Jury selection began yesterday in the trial of Bernard C. Welch, the accused murderer of Dr. Michael Halberstam, after Superior Court Chief Judge H. Carl Moultrie I denied motions to delay the case because of the shooting of President Reagan and to move the trial to another jurisdiction.

Moultrie did, however, grant a request by defense attorney Sol Z. Rosen to sequester the jury to insulate its members from potential adverse publicity in the celebrated case.

In making his rulings, Moultrie said that Welch "cannot now complain that the very fact of publicity he sought interferes with his right to a fair trail."

Moultrie was apparently referring to interviews that Welch has voluntarily granted since his arrest. These include a controversial interview with Life magazine, for which the magazine paid Welch $8,000 to secure rights to a number of photographs accompanying an article based on the interview, as well as subsequent interviews Welch has granted to The Washington Post and The Associated Press.

In seeking to have the trial moved elsewhere, Rosen had argued that "everything about Mr. Welch from the time he was born until now" had been exposed to potential jurors here.

But Assistant U.S. Attorney Alexia Morrison, the chief government prosecutor in the case, argued that press accounts have been no more than straightforward reporting of the facts of the case, while Welch "endangered his own publicity" by granting the interviews.

Rosen's request that the trial be delayed in the wake of the Reagan assassination attempt stemmed from his assertion that public outrage at the attempt on the president's life, coupled with the fact that a cheap "Saturday night special" handgun allegedly was used in both the Halberstam and Reagan shootings, would prejudice jurors against his client.

But Moultrie denied the motion, saying that while there may be an "[abti]gun climate" becuase of the Reagan shooting, he was "faced with the problem of whether or not a day or 60 days or 10 years will eradicate the reaction from the public where guns are used." He said there is no assurance that a delay in the start of the trial would remove any possible animosity toward Welch.

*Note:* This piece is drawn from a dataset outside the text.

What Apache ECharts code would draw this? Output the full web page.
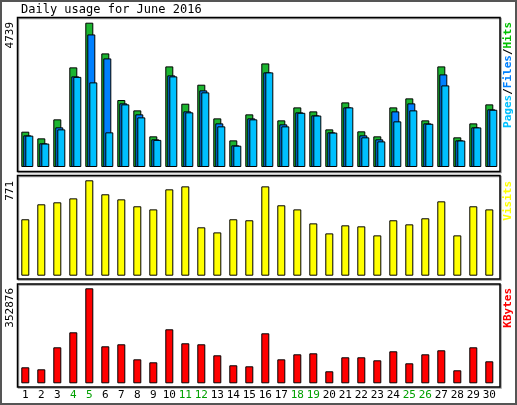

Welch sat quietly in a powder-blue suit and open-necked white shirt as Moultrie then began the lengthly process of choosing a jury to hear the murder, robbery and burglary charges pending against Welch.

Afternoon recess, the judge began interviewing prospective jurors from a 97-member panel. He first asked if any of the panel members knew Halberstam, Welch or any of the attorneys. Three persons said they had known Halberstam and one woman said she knew Rosen. All were later excused from the jury.

Moultrie then began to interview each of the prospective jurors individually behind closed doors in his chambers -- a process that was only half completed by the end of the afternoon session.